(Dataset records)

○ ○ ○ ○ ○ ○ ○

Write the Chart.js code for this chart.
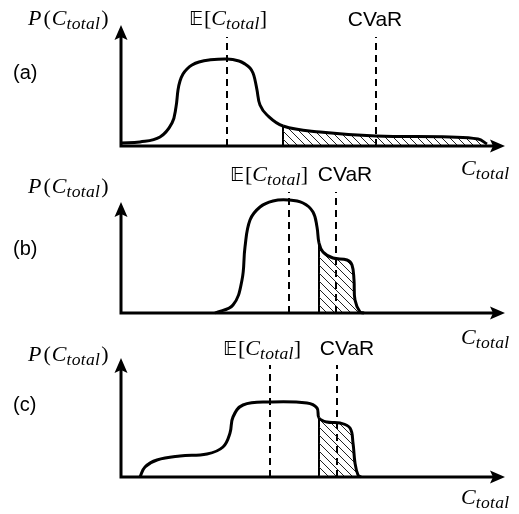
<!DOCTYPE html>
<html>
<head>
<meta charset="utf-8">
<script src="https://cdn.jsdelivr.net/npm/chart.js@4.4.1/dist/chart.umd.min.js"></script>
<style>
  body { margin: 0; background: #fff; }
  #wrap { position: relative; width: 519px; height: 514px; overflow: hidden; background: #fff; }
  canvas { position: absolute; left: 0; }
  .lbl { position: absolute; white-space: nowrap; line-height: 1; color: #000; }
  .math { font-family: "Liberation Serif", "DejaVu Serif", serif; font-size: 22px; }
  .math i { font-style: italic; }
  .math .p { margin-right: 2px; }
  .math .c { margin-left: 1px; }
  .math .r { margin-left: 1px; }
  .sub { position: relative; top: 0.26em; font-size: 0.8em; font-style: italic; letter-spacing: 0.3px; }
  .bb { font-family: "DejaVu Sans", sans-serif; font-size: 0.88em; margin-right: 1px; }
  .sans { font-family: "Liberation Sans", Arial, sans-serif; font-size: 21px; }
  .tag { font-family: "Liberation Sans", Arial, sans-serif; font-size: 20px; }
</style>
</head>
<body>
<div id="wrap">
  <canvas id="chartA" width="519" height="170" style="top:0px"></canvas>
  <canvas id="chartB" width="519" height="170" style="top:170px"></canvas>
  <canvas id="chartC" width="519" height="174" style="top:340px"></canvas>
</div>

<script>
// ================================
// DATA (x = cost, y = density, schematic units)
// ================================
const xMax = 384;

// ---- PANEL (a): long light tail ----
const curveA_x = [0, 19, 39, 51, 55, 57, 59, 62, 66, 71, 78, 88, 106, 118, 124, 129, 132, 134, 136, 139, 146, 162, 199, 255, 329, 357, 366];
const curveA_y = [3, 4, 9, 23, 39, 56, 65, 72, 77, 81, 84, 86, 87, 85, 82, 78, 73, 66, 56, 41, 31, 20, 14, 10, 9, 7, 2];
const meanA = 106;
const cvarA = 255;
const tailA = 162;
const axisTopA = 121;
const markTopA = 109;

// ---- PANEL (b): bump near the tail ----
const curveB_x = [94, 112, 121, 124, 129, 139, 152, 167, 182, 192, 196, 198, 202, 212, 226, 231, 233, 234, 239, 243];
const curveB_y = [0, 8, 33, 66, 93, 106, 112, 113, 110, 101, 86, 70, 61, 55, 53, 48, 33, 13, 1, 0];
const meanB = 168;
const cvarB = 215;
const tailB = 198;
const axisTopB = 111;
const markTopB = 121;

// ---- PANEL (c): wide low shoulder ----
const curveC_x = [19, 24, 36, 59, 86, 102, 109, 112, 122, 149, 186, 196, 198, 206, 219, 229, 232, 234, 237, 240];
const curveC_y = [0, 10, 17, 21, 23, 30, 44, 60, 72, 75, 74, 69, 59, 55, 54, 49, 34, 14, 2, 0];
const meanC = 149;
const cvarC = 216;
const tailC = 198;
const axisTopC = 119;
const markTopC = 112;

// ================================
// HELPERS
// ================================
function toPoints(xs, ys) {
  return xs.map((x, i) => ({ x: x, y: ys[i] }));
}

function hatchPattern() {
  const c = document.createElement("canvas");
  c.width = 8;
  c.height = 8;
  const g = c.getContext("2d");
  g.strokeStyle = "#222";
  g.lineWidth = 1;
  g.beginPath();
  g.moveTo(-2, -2); g.lineTo(10, 10);
  g.moveTo(-2, 6); g.lineTo(2, 10);
  g.moveTo(6, -2); g.lineTo(10, 2);
  g.stroke();
  return g.createPattern(c, "repeat");
}

// ---- axes with arrow heads ----
const arrowAxes = {
  id: "arrowAxes",
  afterDatasetsDraw(chart, args, opts) {
    const ctx = chart.ctx;
    const sx = chart.scales.x, sy = chart.scales.y;
    const x0 = sx.getPixelForValue(0);
    const y0 = sy.getPixelForValue(0);
    const xEnd = sx.getPixelForValue(xMax);
    const yEnd = sy.getPixelForValue(opts.top);
    ctx.save();
    ctx.strokeStyle = "#000";
    ctx.fillStyle = "#000";
    ctx.lineWidth = 3;
    ctx.lineCap = "square";
    ctx.beginPath();
    ctx.moveTo(x0, y0); ctx.lineTo(xEnd - 8, y0);
    ctx.moveTo(x0, y0); ctx.lineTo(x0, yEnd + 8);
    ctx.stroke();
    ctx.beginPath();
    ctx.moveTo(xEnd, y0); ctx.lineTo(xEnd - 15, y0 - 6.5); ctx.lineTo(xEnd - 12, y0); ctx.lineTo(xEnd - 15, y0 + 6.5);
    ctx.closePath();
    ctx.fill();
    ctx.beginPath();
    ctx.moveTo(x0, yEnd); ctx.lineTo(x0 - 6.5, yEnd + 15); ctx.lineTo(x0, yEnd + 12); ctx.lineTo(x0 + 6.5, yEnd + 15);
    ctx.closePath();
    ctx.fill();
    ctx.restore();
  }
};

function makePanel(id, pad, yMax, axisTop, xs, ys, mean, cvar, tail, markTop) {
  const curve = toPoints(xs, ys);
  const tailY = ys[xs.indexOf(tail)];
  const hatch = hatchPattern();
  const dash = { borderColor: "#000", borderWidth: 2, borderDash: [7, 5], pointRadius: 0, fill: false, clip: false, order: 1 };

  return new Chart(document.getElementById(id), {
    type: "line",
    data: {
      datasets: [
        // density curve, hatched beyond the tail threshold
        { data: curve, borderColor: "#000", borderWidth: 3, pointRadius: 0, tension: 0.4,
          fill: "origin", backgroundColor: "rgba(0,0,0,0)", clip: false, order: 0,
          segment: { backgroundColor: c => c.p0.parsed.x >= tail ? hatch : "rgba(0,0,0,0)" } },
        { data: [{ x: tail, y: 0 }, { x: tail, y: tailY }], borderColor: "#000", borderWidth: 2,
          pointRadius: 0, fill: false, clip: false, order: 2 },
        Object.assign({ data: [{ x: mean, y: 0 }, { x: mean, y: markTop }] }, dash),
        Object.assign({ data: [{ x: cvar, y: 0 }, { x: cvar, y: markTop }] }, dash)
      ]
    },
    options: {
      responsive: false,
      animation: false,
      devicePixelRatio: 1,
      layout: { padding: pad },
      plugins: { legend: { display: false }, tooltip: { enabled: false }, arrowAxes: { top: axisTop } },
      scales: {
        x: { type: "linear", min: 0, max: xMax, display: false },
        y: { type: "linear", min: 0, max: yMax, display: false }
      }
    },
    plugins: [arrowAxes]
  });
}

// ================================
// CHARTS
// ================================
makePanel("chartA", { left: 121, right: 14, top: 25, bottom: 24 }, 121, axisTopA,
  curveA_x, curveA_y, meanA, cvarA, tailA, markTopA);
makePanel("chartB", { left: 121, right: 14, top: 22, bottom: 27 }, 121, axisTopB,
  curveB_x, curveB_y, meanB, cvarB, tailB, markTopB);
makePanel("chartC", { left: 121, right: 14, top: 18, bottom: 37 }, 119, axisTopC,
  curveC_x, curveC_y, meanC, cvarC, tailC, markTopC);

// ================================
// LABELS
// ================================
const P_LABEL = '<i class="p">P</i>(<i class="c">C</i><span class="sub">total</span><span class="r">)</span>';
const E_LABEL = '<span class="bb">𝔼</span>[<i>C</i><span class="sub">total</span>]';
const C_LABEL = '<i>C</i><span class="sub">total</span>';
const SIZES = { math: 22, sans: 21, tag: 20 };

function label(html, cls, x, baseline, center) {
  const d = document.createElement("div");
  d.className = "lbl " + cls;
  d.innerHTML = html;
  d.style.left = x + "px";
  d.style.top = (baseline - 0.84 * SIZES[cls]) + "px";
  if (center) d.style.transform = "translateX(-50%)";
  document.getElementById("wrap").appendChild(d);
}

label(P_LABEL, "math", 28, 25);
label(E_LABEL, "math", 228, 25, true);
label("CVaR", "sans", 375, 26, true);
label("(a)", "tag", 13, 79);
label(C_LABEL, "math", 461, 175);

label(P_LABEL, "math", 28, 193);
label(E_LABEL, "math", 269, 181, true);
label("CVaR", "sans", 345, 181, true);
label("(b)", "tag", 13, 255);
label(C_LABEL, "math", 461, 344);

label(P_LABEL, "math", 28, 361);
label(E_LABEL, "math", 262, 355, true);
label("CVaR", "sans", 347, 355, true);
label("(c)", "tag", 13, 411);
label(C_LABEL, "math", 461, 504);
</script>
</body>
</html>
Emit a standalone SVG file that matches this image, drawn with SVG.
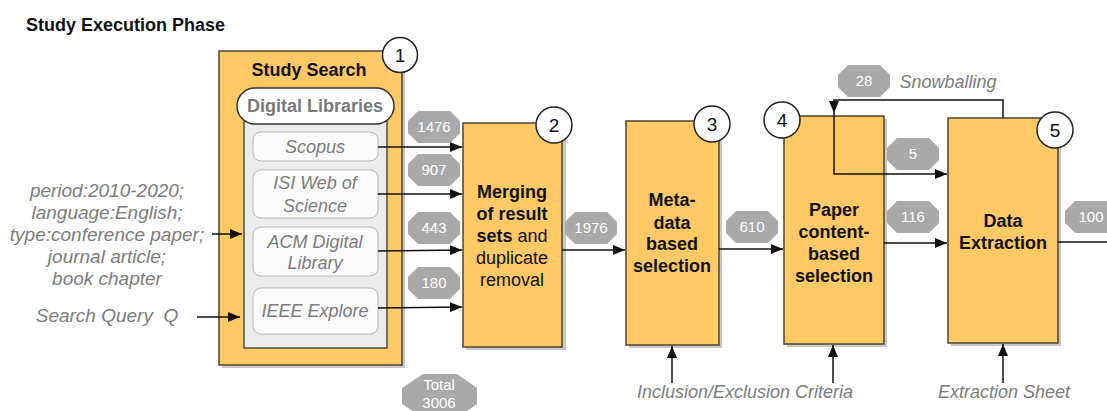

○ ○ ○ ○ ○ ○ ○

**WHAT THIS TASK INVOLVES**. Hand back the exact lines from the start of the entries to the line with "const markTopB = 121;", both ends kept and pictures left out.

**REPLY TO THE TASK**.
Write the Chart.js code for this chart.
<!DOCTYPE html>
<html>
<head>
<meta charset="utf-8">
<script src="https://cdn.jsdelivr.net/npm/chart.js@4.4.1/dist/chart.umd.min.js"></script>
<style>
  body { margin: 0; background: #fff; }
  #wrap { position: relative; width: 519px; height: 514px; overflow: hidden; background: #fff; }
  canvas { position: absolute; left: 0; }
  .lbl { position: absolute; white-space: nowrap; line-height: 1; color: #000; }
  .math { font-family: "Liberation Serif", "DejaVu Serif", serif; font-size: 22px; }
  .math i { font-style: italic; }
  .math .p { margin-right: 2px; }
  .math .c { margin-left: 1px; }
  .math .r { margin-left: 1px; }
  .sub { position: relative; top: 0.26em; font-size: 0.8em; font-style: italic; letter-spacing: 0.3px; }
  .bb { font-family: "DejaVu Sans", sans-serif; font-size: 0.88em; margin-right: 1px; }
  .sans { font-family: "Liberation Sans", Arial, sans-serif; font-size: 21px; }
  .tag { font-family: "Liberation Sans", Arial, sans-serif; font-size: 20px; }
</style>
</head>
<body>
<div id="wrap">
  <canvas id="chartA" width="519" height="170" style="top:0px"></canvas>
  <canvas id="chartB" width="519" height="170" style="top:170px"></canvas>
  <canvas id="chartC" width="519" height="174" style="top:340px"></canvas>
</div>

<script>
// ================================
// DATA (x = cost, y = density, schematic units)
// ================================
const xMax = 384;

// ---- PANEL (a): long light tail ----
const curveA_x = [0, 19, 39, 51, 55, 57, 59, 62, 66, 71, 78, 88, 106, 118, 124, 129, 132, 134, 136, 139, 146, 162, 199, 255, 329, 357, 366];
const curveA_y = [3, 4, 9, 23, 39, 56, 65, 72, 77, 81, 84, 86, 87, 85, 82, 78, 73, 66, 56, 41, 31, 20, 14, 10, 9, 7, 2];
const meanA = 106;
const cvarA = 255;
const tailA = 162;
const axisTopA = 121;
const markTopA = 109;

// ---- PANEL (b): bump near the tail ----
const curveB_x = [94, 112, 121, 124, 129, 139, 152, 167, 182, 192, 196, 198, 202, 212, 226, 231, 233, 234, 239, 243];
const curveB_y = [0, 8, 33, 66, 93, 106, 112, 113, 110, 101, 86, 70, 61, 55, 53, 48, 33, 13, 1, 0];
const meanB = 168;
const cvarB = 215;
const tailB = 198;
const axisTopB = 111;
const markTopB = 121;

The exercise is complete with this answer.